* [Task directions]: Repeat the listing below in full, exactly as it stands.

-- START Given material --

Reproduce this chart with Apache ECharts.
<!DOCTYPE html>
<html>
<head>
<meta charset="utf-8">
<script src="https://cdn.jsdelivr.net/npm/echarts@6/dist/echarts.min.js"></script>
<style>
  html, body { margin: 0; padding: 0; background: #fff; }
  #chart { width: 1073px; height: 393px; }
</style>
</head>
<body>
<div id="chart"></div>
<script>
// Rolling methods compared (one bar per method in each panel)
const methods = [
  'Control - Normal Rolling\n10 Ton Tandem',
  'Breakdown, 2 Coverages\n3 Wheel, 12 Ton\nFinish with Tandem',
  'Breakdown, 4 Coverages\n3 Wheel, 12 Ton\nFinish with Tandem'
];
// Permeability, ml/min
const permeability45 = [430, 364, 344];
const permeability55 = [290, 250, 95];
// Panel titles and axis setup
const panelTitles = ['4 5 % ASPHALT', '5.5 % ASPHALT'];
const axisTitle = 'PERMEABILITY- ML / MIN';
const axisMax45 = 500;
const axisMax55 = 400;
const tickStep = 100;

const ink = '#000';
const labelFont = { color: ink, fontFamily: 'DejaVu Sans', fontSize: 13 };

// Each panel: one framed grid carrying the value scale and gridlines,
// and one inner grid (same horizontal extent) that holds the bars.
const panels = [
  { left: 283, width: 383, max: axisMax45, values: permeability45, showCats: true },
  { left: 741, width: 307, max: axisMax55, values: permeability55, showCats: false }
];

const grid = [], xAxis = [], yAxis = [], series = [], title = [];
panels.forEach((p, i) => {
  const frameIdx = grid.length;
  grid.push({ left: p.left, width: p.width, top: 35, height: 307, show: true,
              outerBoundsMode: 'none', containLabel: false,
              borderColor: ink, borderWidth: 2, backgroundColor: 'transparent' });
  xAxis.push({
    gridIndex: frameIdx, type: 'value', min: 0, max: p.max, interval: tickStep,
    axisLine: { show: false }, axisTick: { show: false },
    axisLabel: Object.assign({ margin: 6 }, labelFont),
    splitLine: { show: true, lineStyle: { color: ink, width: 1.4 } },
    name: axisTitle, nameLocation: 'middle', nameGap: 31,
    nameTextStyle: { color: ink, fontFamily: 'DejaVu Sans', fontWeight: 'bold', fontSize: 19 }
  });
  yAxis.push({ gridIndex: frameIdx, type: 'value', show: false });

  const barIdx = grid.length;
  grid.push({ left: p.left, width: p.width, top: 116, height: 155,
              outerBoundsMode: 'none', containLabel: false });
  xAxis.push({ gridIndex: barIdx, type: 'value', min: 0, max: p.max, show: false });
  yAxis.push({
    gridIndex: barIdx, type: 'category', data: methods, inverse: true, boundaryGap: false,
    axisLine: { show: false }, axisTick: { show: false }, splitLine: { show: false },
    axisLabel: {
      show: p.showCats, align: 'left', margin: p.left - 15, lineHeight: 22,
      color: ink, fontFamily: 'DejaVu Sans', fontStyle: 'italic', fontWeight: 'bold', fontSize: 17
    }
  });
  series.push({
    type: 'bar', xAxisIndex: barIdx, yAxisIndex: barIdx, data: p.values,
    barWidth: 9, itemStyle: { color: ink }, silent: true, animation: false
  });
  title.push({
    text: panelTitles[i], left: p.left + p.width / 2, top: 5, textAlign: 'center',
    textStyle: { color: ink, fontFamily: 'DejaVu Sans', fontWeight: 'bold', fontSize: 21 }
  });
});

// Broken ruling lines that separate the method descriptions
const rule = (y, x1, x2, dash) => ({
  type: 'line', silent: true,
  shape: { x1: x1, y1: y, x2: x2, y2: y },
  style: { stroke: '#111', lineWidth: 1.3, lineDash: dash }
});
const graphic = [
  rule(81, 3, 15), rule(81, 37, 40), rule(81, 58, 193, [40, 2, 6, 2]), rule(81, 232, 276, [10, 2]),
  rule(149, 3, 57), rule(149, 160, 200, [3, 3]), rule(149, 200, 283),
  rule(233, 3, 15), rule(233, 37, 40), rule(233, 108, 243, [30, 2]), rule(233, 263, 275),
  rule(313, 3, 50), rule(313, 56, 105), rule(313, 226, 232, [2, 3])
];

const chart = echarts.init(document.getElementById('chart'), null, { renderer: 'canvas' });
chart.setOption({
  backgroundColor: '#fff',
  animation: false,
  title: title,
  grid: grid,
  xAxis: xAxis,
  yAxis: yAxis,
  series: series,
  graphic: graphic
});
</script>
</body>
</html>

-- END Given material --

* [Written answer]:
Reproduce this chart with Apache ECharts.
<!DOCTYPE html>
<html>
<head>
<meta charset="utf-8">
<script src="https://cdn.jsdelivr.net/npm/echarts@6/dist/echarts.min.js"></script>
<style>
  html, body { margin: 0; padding: 0; background: #fff; }
  #chart { width: 1073px; height: 393px; }
</style>
</head>
<body>
<div id="chart"></div>
<script>
// Rolling methods compared (one bar per method in each panel)
const methods = [
  'Control - Normal Rolling\n10 Ton Tandem',
  'Breakdown, 2 Coverages\n3 Wheel, 12 Ton\nFinish with Tandem',
  'Breakdown, 4 Coverages\n3 Wheel, 12 Ton\nFinish with Tandem'
];
// Permeability, ml/min
const permeability45 = [430, 364, 344];
const permeability55 = [290, 250, 95];
// Panel titles and axis setup
const panelTitles = ['4 5 % ASPHALT', '5.5 % ASPHALT'];
const axisTitle = 'PERMEABILITY- ML / MIN';
const axisMax45 = 500;
const axisMax55 = 400;
const tickStep = 100;

const ink = '#000';
const labelFont = { color: ink, fontFamily: 'DejaVu Sans', fontSize: 13 };

// Each panel: one framed grid carrying the value scale and gridlines,
// and one inner grid (same horizontal extent) that holds the bars.
const panels = [
  { left: 283, width: 383, max: axisMax45, values: permeability45, showCats: true },
  { left: 741, width: 307, max: axisMax55, values: permeability55, showCats: false }
];

const grid = [], xAxis = [], yAxis = [], series = [], title = [];
panels.forEach((p, i) => {
  const frameIdx = grid.length;
  grid.push({ left: p.left, width: p.width, top: 35, height: 307, show: true,
              outerBoundsMode: 'none', containLabel: false,
              borderColor: ink, borderWidth: 2, backgroundColor: 'transparent' });
  xAxis.push({
    gridIndex: frameIdx, type: 'value', min: 0, max: p.max, interval: tickStep,
    axisLine: { show: false }, axisTick: { show: false },
    axisLabel: Object.assign({ margin: 6 }, labelFont),
    splitLine: { show: true, lineStyle: { color: ink, width: 1.4 } },
    name: axisTitle, nameLocation: 'middle', nameGap: 31,
    nameTextStyle: { color: ink, fontFamily: 'DejaVu Sans', fontWeight: 'bold', fontSize: 19 }
  });
  yAxis.push({ gridIndex: frameIdx, type: 'value', show: false });

  const barIdx = grid.length;
  grid.push({ left: p.left, width: p.width, top: 116, height: 155,
              outerBoundsMode: 'none', containLabel: false });
  xAxis.push({ gridIndex: barIdx, type: 'value', min: 0, max: p.max, show: false });
  yAxis.push({
    gridIndex: barIdx, type: 'category', data: methods, inverse: true, boundaryGap: false,
    axisLine: { show: false }, axisTick: { show: false }, splitLine: { show: false },
    axisLabel: {
      show: p.showCats, align: 'left', margin: p.left - 15, lineHeight: 22,
      color: ink, fontFamily: 'DejaVu Sans', fontStyle: 'italic', fontWeight: 'bold', fontSize: 17
    }
  });
  series.push({
    type: 'bar', xAxisIndex: barIdx, yAxisIndex: barIdx, data: p.values,
    barWidth: 9, itemStyle: { color: ink }, silent: true, animation: false
  });
  title.push({
    text: panelTitles[i], left: p.left + p.width / 2, top: 5, textAlign: 'center',
    textStyle: { color: ink, fontFamily: 'DejaVu Sans', fontWeight: 'bold', fontSize: 21 }
  });
});

// Broken ruling lines that separate the method descriptions
const rule = (y, x1, x2, dash) => ({
  type: 'line', silent: true,
  shape: { x1: x1, y1: y, x2: x2, y2: y },
  style: { stroke: '#111', lineWidth: 1.3, lineDash: dash }
});
const graphic = [
  rule(81, 3, 15), rule(81, 37, 40), rule(81, 58, 193, [40, 2, 6, 2]), rule(81, 232, 276, [10, 2]),
  rule(149, 3, 57), rule(149, 160, 200, [3, 3]), rule(149, 200, 283),
  rule(233, 3, 15), rule(233, 37, 40), rule(233, 108, 243, [30, 2]), rule(233, 263, 275),
  rule(313, 3, 50), rule(313, 56, 105), rule(313, 226, 232, [2, 3])
];

const chart = echarts.init(document.getElementById('chart'), null, { renderer: 'canvas' });
chart.setOption({
  backgroundColor: '#fff',
  animation: false,
  title: title,
  grid: grid,
  xAxis: xAxis,
  yAxis: yAxis,
  series: series,
  graphic: graphic
});
</script>
</body>
</html>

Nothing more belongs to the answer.